__What to produce__
Go through the data and copy every line exactly, but not the images.

__Stored data__
============================================================

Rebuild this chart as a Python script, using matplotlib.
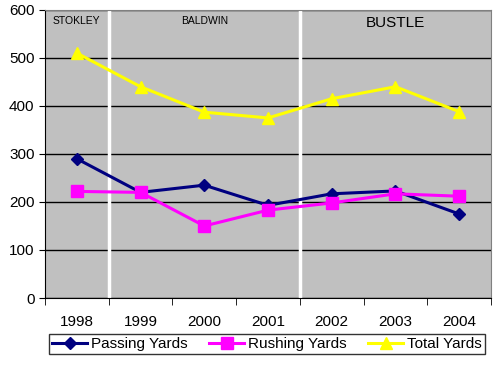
import matplotlib.pyplot as plt
import numpy as np

plt.rcParams['font.family'] = ['Liberation Sans', 'DejaVu Sans']

years = ['1998', '1999', '2000', '2001', '2002', '2003', '2004']
passing = [290, 220, 235, 193, 217, 223, 175]
rushing = [222, 220, 150, 183, 198, 217, 212]
total = [510, 440, 387, 375, 415, 440, 388]
coaches = ['STOKLEY', 'BALDWIN', 'BUSTLE']
coach_x = [0, 2, 5]
coach_breaks = [0.5, 3.5]

fig = plt.figure(figsize=(5, 3.67), dpi=100)
ax = fig.add_axes([0.09, 0.188, 0.892, 0.785])
ax.set_facecolor('#c0c0c0')

x = np.arange(len(years))

ax.plot(x, passing, color='#000080', marker='D', markersize=6, linewidth=2.2, label='Passing Yards', zorder=3)
ax.plot(x, rushing, color='#ff00ff', marker='s', markersize=8, linewidth=2.2, label='Rushing Yards', zorder=3)
ax.plot(x, total, color='#ffff00', marker='^', markersize=9, linewidth=2.2, label='Total Yards', zorder=3)

for b in coach_breaks:
    ax.axvline(b, color='white', linewidth=2.5, zorder=2)

ax.set_xlim(-0.5, 6.5)
ax.set_ylim(0, 600)
ax.set_yticks(np.arange(0, 601, 100))
ax.yaxis.grid(True, color='black', linewidth=1)
ax.set_axisbelow(True)

ax.set_xticks(x)
ax.set_xticklabels(years, fontsize=11)
ax.set_xticks(np.arange(-0.5, 7, 1), minor=True)
ax.tick_params(axis='x', which='major', length=0, pad=12)
ax.tick_params(axis='x', which='minor', length=5, direction='out')
ax.tick_params(axis='y', labelsize=11, length=4)

ax.spines['top'].set_color('#808080')
ax.spines['right'].set_color('#808080')

for name, cx in zip(coaches, coach_x):
    fs = 11 if name == 'BUSTLE' else 7.5
    ax.text(cx, 587, name, ha='center', va='top', fontsize=fs)

leg = fig.legend(loc='center', bbox_to_anchor=(0.534, 0.063), ncol=3, fontsize=11,
                 frameon=True, fancybox=False, edgecolor='black', handlelength=2.3,
                 borderpad=0.2, columnspacing=1.4, handletextpad=0.25, borderaxespad=0)
leg.get_frame().set_linewidth(1)

fig.savefig('out.png', dpi=100)
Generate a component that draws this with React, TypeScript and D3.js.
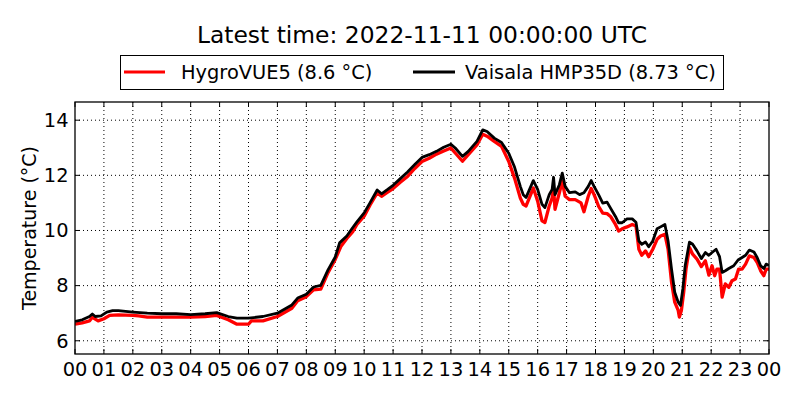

============================================================

__Solution__
Rebuild this chart as a Python script, using matplotlib.
import matplotlib.pyplot as plt
import numpy as np

plt.rcParams['font.family'] = ['Liberation Sans', 'DejaVu Sans']

years = ['1998', '1999', '2000', '2001', '2002', '2003', '2004']
passing = [290, 220, 235, 193, 217, 223, 175]
rushing = [222, 220, 150, 183, 198, 217, 212]
total = [510, 440, 387, 375, 415, 440, 388]
coaches = ['STOKLEY', 'BALDWIN', 'BUSTLE']
coach_x = [0, 2, 5]
coach_breaks = [0.5, 3.5]

fig = plt.figure(figsize=(5, 3.67), dpi=100)
ax = fig.add_axes([0.09, 0.188, 0.892, 0.785])
ax.set_facecolor('#c0c0c0')

x = np.arange(len(years))

ax.plot(x, passing, color='#000080', marker='D', markersize=6, linewidth=2.2, label='Passing Yards', zorder=3)
ax.plot(x, rushing, color='#ff00ff', marker='s', markersize=8, linewidth=2.2, label='Rushing Yards', zorder=3)
ax.plot(x, total, color='#ffff00', marker='^', markersize=9, linewidth=2.2, label='Total Yards', zorder=3)

for b in coach_breaks:
    ax.axvline(b, color='white', linewidth=2.5, zorder=2)

ax.set_xlim(-0.5, 6.5)
ax.set_ylim(0, 600)
ax.set_yticks(np.arange(0, 601, 100))
ax.yaxis.grid(True, color='black', linewidth=1)
ax.set_axisbelow(True)

ax.set_xticks(x)
ax.set_xticklabels(years, fontsize=11)
ax.set_xticks(np.arange(-0.5, 7, 1), minor=True)
ax.tick_params(axis='x', which='major', length=0, pad=12)
ax.tick_params(axis='x', which='minor', length=5, direction='out')
ax.tick_params(axis='y', labelsize=11, length=4)

ax.spines['top'].set_color('#808080')
ax.spines['right'].set_color('#808080')

for name, cx in zip(coaches, coach_x):
    fs = 11 if name == 'BUSTLE' else 7.5
    ax.text(cx, 587, name, ha='center', va='top', fontsize=fs)

leg = fig.legend(loc='center', bbox_to_anchor=(0.534, 0.063), ncol=3, fontsize=11,
                 frameon=True, fancybox=False, edgecolor='black', handlelength=2.3,
                 borderpad=0.2, columnspacing=1.4, handletextpad=0.25, borderaxespad=0)
leg.get_frame().set_linewidth(1)

fig.savefig('out.png', dpi=100)
Generate a component that draws this with React, TypeScript and D3.js.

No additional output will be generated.